Gartner and ASCM took the pulse of those trends through their recent study, which featured a survey of 384 supply chain professionals located mostly in the U.S., Canada, and Europe, conducted in December 2021. The results showed that people of color make up 35% of the overall supply chain workforce in publicly held companies and 13% of vice presidents. Yet for supply chain organizations in privately held companies, people of color make up 30% of the overall workforce, and 7% of vice presidents.

“We see a similar dynamic when we compare global companies – with a revenue of over $5 billion – to their smaller peers,” Dana Stiffler, vice president analyst with the Gartner Supply Chain practice, said in a release. “Looking at manager level and above, the big players have much stronger pipelines when it comes to representation of people of color.”

In addition, the pay gap is narrower between different racial and ethnic groups for publicly held organizations. “While all supply chain professionals earned higher pay across the board in 2021, it’s encouraging to see that the gap for people of color has narrowed – at least for public enterprises,” ASCM CEO Abe Eshkenazi, said in the study. “What we need to do is completely close the gap – so that all organizations, public and private, are places where racial and ethnic minorities, women, LGBTQ, physical ability and others have equal opportunities.”

The study did show signs of slow progress. Survey results revealed that more than 75% of supply chain organizations consider gender and ethnicity/race in their DEI strategies and objectives. This is a significantly higher rate than in 2020, when 59% of respondents considered gender, and 62% considered ethnicity/race.

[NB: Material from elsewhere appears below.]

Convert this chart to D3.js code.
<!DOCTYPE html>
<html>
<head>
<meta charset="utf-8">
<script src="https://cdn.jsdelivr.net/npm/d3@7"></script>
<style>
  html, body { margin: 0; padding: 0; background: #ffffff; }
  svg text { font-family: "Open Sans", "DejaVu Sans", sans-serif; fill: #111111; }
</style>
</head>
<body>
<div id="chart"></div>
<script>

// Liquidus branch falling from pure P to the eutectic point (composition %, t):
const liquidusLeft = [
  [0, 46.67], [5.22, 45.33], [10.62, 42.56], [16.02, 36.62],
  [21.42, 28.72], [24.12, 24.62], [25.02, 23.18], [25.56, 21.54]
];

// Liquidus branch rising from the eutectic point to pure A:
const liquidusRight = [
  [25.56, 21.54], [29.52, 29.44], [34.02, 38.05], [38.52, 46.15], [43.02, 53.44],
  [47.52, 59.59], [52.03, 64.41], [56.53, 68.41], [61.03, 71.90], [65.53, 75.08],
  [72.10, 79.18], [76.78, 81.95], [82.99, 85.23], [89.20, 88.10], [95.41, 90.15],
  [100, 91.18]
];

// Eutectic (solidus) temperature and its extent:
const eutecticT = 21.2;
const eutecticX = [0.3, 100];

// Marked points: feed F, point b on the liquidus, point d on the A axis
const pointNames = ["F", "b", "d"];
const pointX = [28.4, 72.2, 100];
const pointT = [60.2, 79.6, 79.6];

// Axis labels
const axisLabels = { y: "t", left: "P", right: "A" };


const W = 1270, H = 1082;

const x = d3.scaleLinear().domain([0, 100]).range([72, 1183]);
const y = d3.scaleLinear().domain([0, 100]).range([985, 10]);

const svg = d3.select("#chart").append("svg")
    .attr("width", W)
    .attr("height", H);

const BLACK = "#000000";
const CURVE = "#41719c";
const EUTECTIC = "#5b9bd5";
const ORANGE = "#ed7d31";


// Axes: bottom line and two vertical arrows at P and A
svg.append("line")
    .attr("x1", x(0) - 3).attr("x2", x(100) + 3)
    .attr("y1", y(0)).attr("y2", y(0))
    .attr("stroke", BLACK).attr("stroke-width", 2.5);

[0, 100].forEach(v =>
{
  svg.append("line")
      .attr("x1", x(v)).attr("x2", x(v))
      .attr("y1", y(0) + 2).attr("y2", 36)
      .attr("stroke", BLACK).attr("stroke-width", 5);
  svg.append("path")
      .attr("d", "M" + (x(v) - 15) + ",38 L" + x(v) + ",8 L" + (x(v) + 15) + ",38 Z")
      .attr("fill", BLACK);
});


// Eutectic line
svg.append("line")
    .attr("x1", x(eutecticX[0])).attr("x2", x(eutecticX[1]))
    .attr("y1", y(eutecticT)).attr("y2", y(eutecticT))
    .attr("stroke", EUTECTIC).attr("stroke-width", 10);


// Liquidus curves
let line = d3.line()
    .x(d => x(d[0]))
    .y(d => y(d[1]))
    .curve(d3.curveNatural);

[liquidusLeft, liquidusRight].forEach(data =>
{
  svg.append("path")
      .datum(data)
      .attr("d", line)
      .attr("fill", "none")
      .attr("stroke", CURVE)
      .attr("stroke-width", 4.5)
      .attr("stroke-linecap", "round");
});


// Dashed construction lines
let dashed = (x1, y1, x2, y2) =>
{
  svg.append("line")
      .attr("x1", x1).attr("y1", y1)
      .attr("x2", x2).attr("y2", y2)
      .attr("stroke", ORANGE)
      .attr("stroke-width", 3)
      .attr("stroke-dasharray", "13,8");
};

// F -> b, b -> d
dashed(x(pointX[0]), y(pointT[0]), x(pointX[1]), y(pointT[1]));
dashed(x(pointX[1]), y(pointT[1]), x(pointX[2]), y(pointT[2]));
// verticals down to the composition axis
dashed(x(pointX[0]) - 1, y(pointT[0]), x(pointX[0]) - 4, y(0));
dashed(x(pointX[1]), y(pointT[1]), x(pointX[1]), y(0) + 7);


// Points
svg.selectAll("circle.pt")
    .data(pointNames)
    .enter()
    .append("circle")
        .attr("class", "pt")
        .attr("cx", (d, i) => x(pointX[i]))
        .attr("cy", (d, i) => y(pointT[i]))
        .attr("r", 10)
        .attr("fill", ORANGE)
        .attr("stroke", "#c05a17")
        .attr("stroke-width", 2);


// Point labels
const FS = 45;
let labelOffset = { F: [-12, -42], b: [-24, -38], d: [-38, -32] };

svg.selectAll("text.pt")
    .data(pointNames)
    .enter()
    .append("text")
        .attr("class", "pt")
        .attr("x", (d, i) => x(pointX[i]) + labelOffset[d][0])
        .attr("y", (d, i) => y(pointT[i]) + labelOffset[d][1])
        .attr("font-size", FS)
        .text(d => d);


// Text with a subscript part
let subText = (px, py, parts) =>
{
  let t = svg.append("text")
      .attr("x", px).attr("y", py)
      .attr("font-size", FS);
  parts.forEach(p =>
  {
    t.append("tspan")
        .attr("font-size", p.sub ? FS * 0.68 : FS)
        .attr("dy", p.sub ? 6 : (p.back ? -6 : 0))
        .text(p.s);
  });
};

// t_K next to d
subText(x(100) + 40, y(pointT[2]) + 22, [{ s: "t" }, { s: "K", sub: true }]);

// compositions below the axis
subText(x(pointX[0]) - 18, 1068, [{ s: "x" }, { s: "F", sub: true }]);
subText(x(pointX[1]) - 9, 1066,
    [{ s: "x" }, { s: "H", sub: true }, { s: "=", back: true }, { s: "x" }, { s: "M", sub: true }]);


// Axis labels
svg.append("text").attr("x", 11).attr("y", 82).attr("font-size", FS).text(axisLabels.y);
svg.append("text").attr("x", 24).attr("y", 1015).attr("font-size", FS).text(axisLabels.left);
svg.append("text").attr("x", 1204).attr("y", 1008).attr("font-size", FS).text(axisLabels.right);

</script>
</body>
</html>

However, many of those same companies are lacking a critical piece—specific DEI projects or initiatives defined as part of the division's corporate goals. “Supply chain organizations in global and/or publicly held companies are showing that DEI success is dependent on the supply chain having its own DEI goals and supply chain-led initiatives, as well as measures in place to hold supply chain leaders accountable for reaching goals,” Stiffler said. “Nearly all (93%) of respondents in large, global organizations report that they have DEI goals – compared to 37% of their peers in smaller organizations. Large, global organizations are also 2.5 times more likely to have targeted DEI initiatives.”

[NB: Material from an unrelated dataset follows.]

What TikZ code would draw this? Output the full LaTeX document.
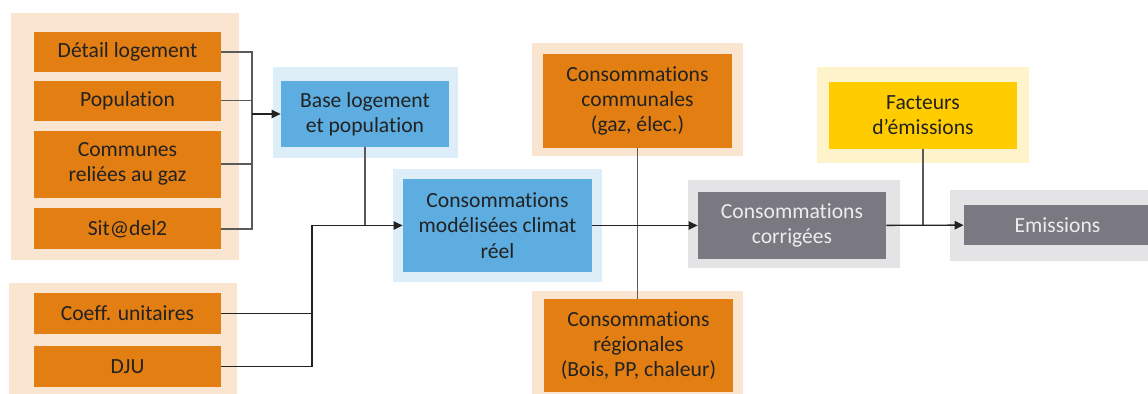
\documentclass[tikz,border=0pt]{standalone}
\usepackage{fontspec}
\setmainfont{Carlito}[Ligatures=NoCommon]
\usetikzlibrary{arrows.meta,positioning}
\definecolor{orng}{HTML}{E37E12}
\definecolor{peachbg}{HTML}{FAE6D0}
\definecolor{blu}{HTML}{5DADE0}
\definecolor{blubg}{HTML}{DDEEF9}
\definecolor{gry}{HTML}{7A7982}
\definecolor{grybg}{HTML}{E4E4E6}
\definecolor{yel}{HTML}{FFCC00}
\definecolor{yelbg}{HTML}{FFF3CC}
\definecolor{txt}{HTML}{222222}
\definecolor{lntxt}{HTML}{EDEDED}
\definecolor{lngry}{HTML}{5A5A5A}

\begin{document}
\begin{tikzpicture}[x=0.5pt, y=-0.5pt, font=\fontsize{10.8}{12.6}\selectfont,
      halo/.style={fill=#1, inner sep=0pt},
      box/.style={fill=#1, text=txt, align=center, inner sep=0pt, minimum width=94pt},
      gbox/.style={box=gry, text=lntxt},
      ln/.style={draw=lngry, line width=0.7pt},
      ar/.style={draw=txt, line width=0.7pt, -{Triangle[length=4.5pt, width=4.2pt]}}]
    \useasboundingbox (0,0) rectangle (1148,394);
    % halos
    \node[halo=peachbg, minimum width=114pt, minimum height=123.5pt] (gA) at (125,136.5) {};
    \node[halo=peachbg, minimum width=114pt, minimum height=58.5pt] (gB) at (123,341.5) {};
    \node[halo=blubg, minimum width=92.5pt, minimum height=45.5pt] (gBase) at (365.5,112.5) {};
    \node[halo=blubg, minimum width=104.5pt, minimum height=56.5pt] (gMod) at (497.5,225.5) {};
    \node[halo=peachbg, minimum width=105.5pt, minimum height=56.5pt] (gCmn) at (637.5,99.5) {};
    \node[halo=peachbg, minimum width=105.5pt, minimum height=56.5pt] (gReg) at (637.5,347.5) {};
    \node[halo=grybg, minimum width=106pt, minimum height=44pt] (gCor) at (794,224) {};
    \node[halo=yelbg, minimum width=106pt, minimum height=48pt] (gFac) at (923,115) {};
    \node[halo=grybg, minimum width=107pt, minimum height=35.5pt] (gEmi) at (1057,225.5) {};
    % inputs
    \node[box=orng, minimum width=93.5pt, minimum height=20pt] (det) at (127.5,52) {Détail logement};
    \node[box=orng, minimum width=93.5pt, minimum height=20pt, below=4pt of det] (pop) {Population};
    \node[box=orng, minimum width=93.5pt, minimum height=33.5pt, below=4.5pt of pop] (com) {Communes\\reliées au gaz};
    \node[box=orng, minimum width=93.5pt, minimum height=20.5pt, below=5pt of com] (sit) {Sit@del2};
    \node[box=orng, minimum width=93.5pt, minimum height=20.5pt] (coe) at (127.5,313.5) {Coeff. unitaires};
    \node[box=orng, minimum width=93.5pt, minimum height=20.5pt, below=5.5pt of coe] (dju) {DJU};
    % chain
    \node[box=blu, minimum width=84pt, minimum height=33pt] (base) at (365,114) {Base logement\\et population};
    \node[box=blu, minimum width=94.5pt, minimum height=46.5pt] (mod) at (497.5,225.5) {Consommations\\modélisées climat\\réel};
    \node[box=orng, minimum width=94.5pt, minimum height=47pt] (cmn) at (637.5,101) {Consommations\\communales\\(gaz, élec.)};
    \node[box=orng, minimum width=94.5pt, minimum height=46.5pt] (reg) at (638.5,345.5) {Consommations\\régionales\\(Bois, PP, chaleur)};
    \node[gbox, minimum height=33.5pt] (cor) at (792,225.5) {Consommations\\corrigées};
    \node[box=yel, minimum height=33.5pt] (fac) at (923,115.5) {Facteurs\\d’émissions};
    \node[gbox, minimum width=93.5pt, minimum height=20pt] (emi) at (1057.5,225) {Emissions};
    % connectors
    \coordinate (j1) at (252,114);
    \coordinate (j2) at (312,225.5);
    \draw[ln] (det.east) -| (j1); \draw[ln] (pop.east) -| (j1);
    \draw[ln] (com.east) -| (j1); \draw[ln] (sit.east) -| (j1);
    \draw[ar] (j1) -- (base);
    \draw[ln, draw=txt] (coe.east) -| (j2); \draw[ln, draw=txt] (dju.east) -| (j2);
    \draw[ln] (base.south) -- (base.south |- j2);
    \draw[ar] (j2) -- (mod);
    \draw[ln] (cmn.south) -- (cmn.south |- reg.north);
    \draw[ar] (mod) -- (cor);
    \draw[ln] (fac.south) -- (fac.south |- cor.east);
    \draw[ar] (cor) -- (emi);
  \end{tikzpicture}
\end{document}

Without improvements to those metrics, many companies in the supply chain sector could soon find their labor shortage problems growing more acute, the researchers warned. “With no let-up in sight for this continued state of disruption, companies who fail to secure the talent necessary to keep global supply chains running sustainably and profitably, will no doubt find themselves in the red,” Eshkenazi said. “Public or private, large or small – companies who invest in DEI initiatives will fare better.”